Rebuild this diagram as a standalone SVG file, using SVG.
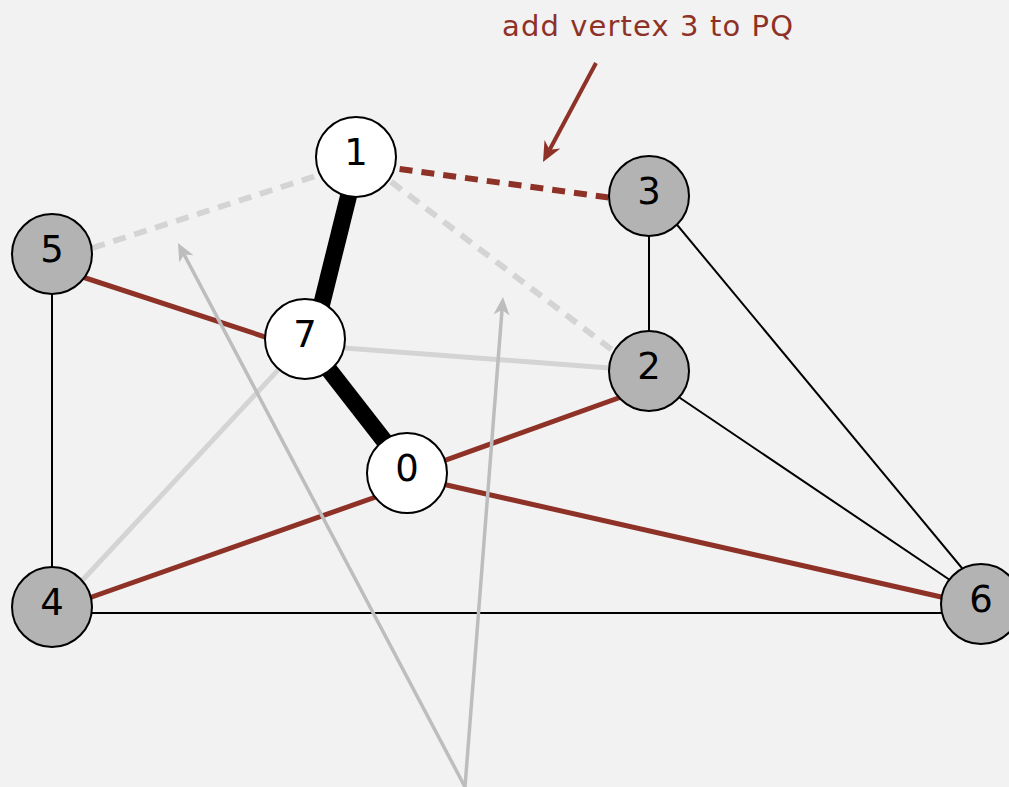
<svg xmlns="http://www.w3.org/2000/svg" width="1009" height="787" viewBox="0 0 1009 787">
<style>
.thin{stroke:#000;stroke-width:2;fill:none}
.thick{stroke:#000;stroke-width:17;fill:none}
.red{stroke:#8e3126;stroke-width:5;fill:none}
.reddash{stroke:#8e3126;stroke-width:6;stroke-dasharray:13 9;fill:none}
.grey{stroke:#d4d4d4;stroke-width:5;fill:none}
.greydash{stroke:#d4d4d4;stroke-width:6;stroke-dasharray:13 9;fill:none}
.ptr{stroke:#bdbdbd;stroke-width:3.5;fill:none}
.ptrhead{fill:#bdbdbd}
.node circle{stroke:#000;stroke-width:2}
.w circle{fill:#fff}
.g circle{fill:#b3b3b3}
.node text{font-family:"DejaVu Sans","Liberation Sans",sans-serif;font-size:37px;text-anchor:middle;fill:#000}
.lbl{font-family:"DejaVu Sans","Liberation Sans",sans-serif;font-size:29px;fill:#8e3126}
</style>
<rect width="1009" height="787" fill="#f2f2f2"/>
<g id="connectors">
<line class="thin" x1="52" y1="254" x2="52" y2="607"/>
<line class="thin" x1="52" y1="613" x2="981" y2="613"/>
<line class="thin" x1="649" y1="196" x2="649" y2="371"/>
<line class="thin" x1="649" y1="191" x2="981" y2="591"/>
<line class="thin" x1="649" y1="377" x2="981" y2="601"/>
<line class="grey" x1="305" y1="345" x2="649" y2="371"/>
<line class="grey" x1="305" y1="341" x2="52" y2="613"/>
<line class="greydash" x1="356" y1="163" x2="52" y2="261"/>
<line class="greydash" x1="356" y1="155" x2="649" y2="378"/>
<line class="reddash" x1="356" y1="163" x2="649" y2="203"/>
<line class="red" x1="52" y1="267" x2="305" y2="350"/>
<line class="red" x1="52" y1="611" x2="407" y2="486"/>
<line class="red" x1="407" y1="474" x2="649" y2="387"/>
<line class="red" x1="407" y1="476" x2="981" y2="606"/>
<line class="thick" x1="358" y1="158" x2="313" y2="339"/>
<line class="thick" x1="305" y1="339" x2="407" y2="470"/>
</g>
<g id="n1" class="node w"><circle cx="356" cy="157" r="40"/><text x="356" y="165">1</text></g>
<g id="n3" class="node g"><circle cx="649" cy="196" r="40"/><text x="649" y="204">3</text></g>
<g id="n5" class="node g"><circle cx="52" cy="254" r="40"/><text x="52" y="262">5</text></g>
<g id="n7" class="node w"><circle cx="305" cy="339" r="40"/><text x="305" y="347">7</text></g>
<g id="n2" class="node g"><circle cx="649" cy="371" r="40"/><text x="649" y="379">2</text></g>
<g id="n0" class="node w"><circle cx="407" cy="473" r="40"/><text x="407" y="481">0</text></g>
<g id="n4" class="node g"><circle cx="52" cy="607" r="40"/><text x="52" y="615">4</text></g>
<g id="n6" class="node g"><circle cx="981" cy="604" r="40"/><text x="981" y="612">6</text></g>
<g id="annotations">
<line class="ptr" x1="465" y1="787" x2="184.1" y2="254.5"/>
<polygon class="ptrhead" points="178,243 193.5,255.2 184.1,254.5 179.3,262.6"/>
<line class="ptr" x1="465" y1="787" x2="502" y2="310"/>
<polygon class="ptrhead" points="503,297 509.6,315.6 502,310 493.6,314.3"/>
<line stroke="#8e3126" stroke-width="4" x1="596" y1="63" x2="549.6" y2="149.7"/>
<polygon fill="#8e3126" points="543,162 544.5,140.1 549.6,149.7 560.4,148.6"/>
<text class="lbl" x="502" y="36" textLength="291" lengthAdjust="spacing">add vertex 3 to PQ</text>
</g>
</svg>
----------------
Exercise details |
Output all of the data exactly as it stands, minus any images.

Result for this exercise |
Rebuild this diagram as a standalone SVG file, using SVG.
<svg xmlns="http://www.w3.org/2000/svg" width="1009" height="787" viewBox="0 0 1009 787">
<style>
.thin{stroke:#000;stroke-width:2;fill:none}
.thick{stroke:#000;stroke-width:17;fill:none}
.red{stroke:#8e3126;stroke-width:5;fill:none}
.reddash{stroke:#8e3126;stroke-width:6;stroke-dasharray:13 9;fill:none}
.grey{stroke:#d4d4d4;stroke-width:5;fill:none}
.greydash{stroke:#d4d4d4;stroke-width:6;stroke-dasharray:13 9;fill:none}
.ptr{stroke:#bdbdbd;stroke-width:3.5;fill:none}
.ptrhead{fill:#bdbdbd}
.node circle{stroke:#000;stroke-width:2}
.w circle{fill:#fff}
.g circle{fill:#b3b3b3}
.node text{font-family:"DejaVu Sans","Liberation Sans",sans-serif;font-size:37px;text-anchor:middle;fill:#000}
.lbl{font-family:"DejaVu Sans","Liberation Sans",sans-serif;font-size:29px;fill:#8e3126}
</style>
<rect width="1009" height="787" fill="#f2f2f2"/>
<g id="connectors">
<line class="thin" x1="52" y1="254" x2="52" y2="607"/>
<line class="thin" x1="52" y1="613" x2="981" y2="613"/>
<line class="thin" x1="649" y1="196" x2="649" y2="371"/>
<line class="thin" x1="649" y1="191" x2="981" y2="591"/>
<line class="thin" x1="649" y1="377" x2="981" y2="601"/>
<line class="grey" x1="305" y1="345" x2="649" y2="371"/>
<line class="grey" x1="305" y1="341" x2="52" y2="613"/>
<line class="greydash" x1="356" y1="163" x2="52" y2="261"/>
<line class="greydash" x1="356" y1="155" x2="649" y2="378"/>
<line class="reddash" x1="356" y1="163" x2="649" y2="203"/>
<line class="red" x1="52" y1="267" x2="305" y2="350"/>
<line class="red" x1="52" y1="611" x2="407" y2="486"/>
<line class="red" x1="407" y1="474" x2="649" y2="387"/>
<line class="red" x1="407" y1="476" x2="981" y2="606"/>
<line class="thick" x1="358" y1="158" x2="313" y2="339"/>
<line class="thick" x1="305" y1="339" x2="407" y2="470"/>
</g>
<g id="n1" class="node w"><circle cx="356" cy="157" r="40"/><text x="356" y="165">1</text></g>
<g id="n3" class="node g"><circle cx="649" cy="196" r="40"/><text x="649" y="204">3</text></g>
<g id="n5" class="node g"><circle cx="52" cy="254" r="40"/><text x="52" y="262">5</text></g>
<g id="n7" class="node w"><circle cx="305" cy="339" r="40"/><text x="305" y="347">7</text></g>
<g id="n2" class="node g"><circle cx="649" cy="371" r="40"/><text x="649" y="379">2</text></g>
<g id="n0" class="node w"><circle cx="407" cy="473" r="40"/><text x="407" y="481">0</text></g>
<g id="n4" class="node g"><circle cx="52" cy="607" r="40"/><text x="52" y="615">4</text></g>
<g id="n6" class="node g"><circle cx="981" cy="604" r="40"/><text x="981" y="612">6</text></g>
<g id="annotations">
<line class="ptr" x1="465" y1="787" x2="184.1" y2="254.5"/>
<polygon class="ptrhead" points="178,243 193.5,255.2 184.1,254.5 179.3,262.6"/>
<line class="ptr" x1="465" y1="787" x2="502" y2="310"/>
<polygon class="ptrhead" points="503,297 509.6,315.6 502,310 493.6,314.3"/>
<line stroke="#8e3126" stroke-width="4" x1="596" y1="63" x2="549.6" y2="149.7"/>
<polygon fill="#8e3126" points="543,162 544.5,140.1 549.6,149.7 560.4,148.6"/>
<text class="lbl" x="502" y="36" textLength="291" lengthAdjust="spacing">add vertex 3 to PQ</text>
</g>
</svg>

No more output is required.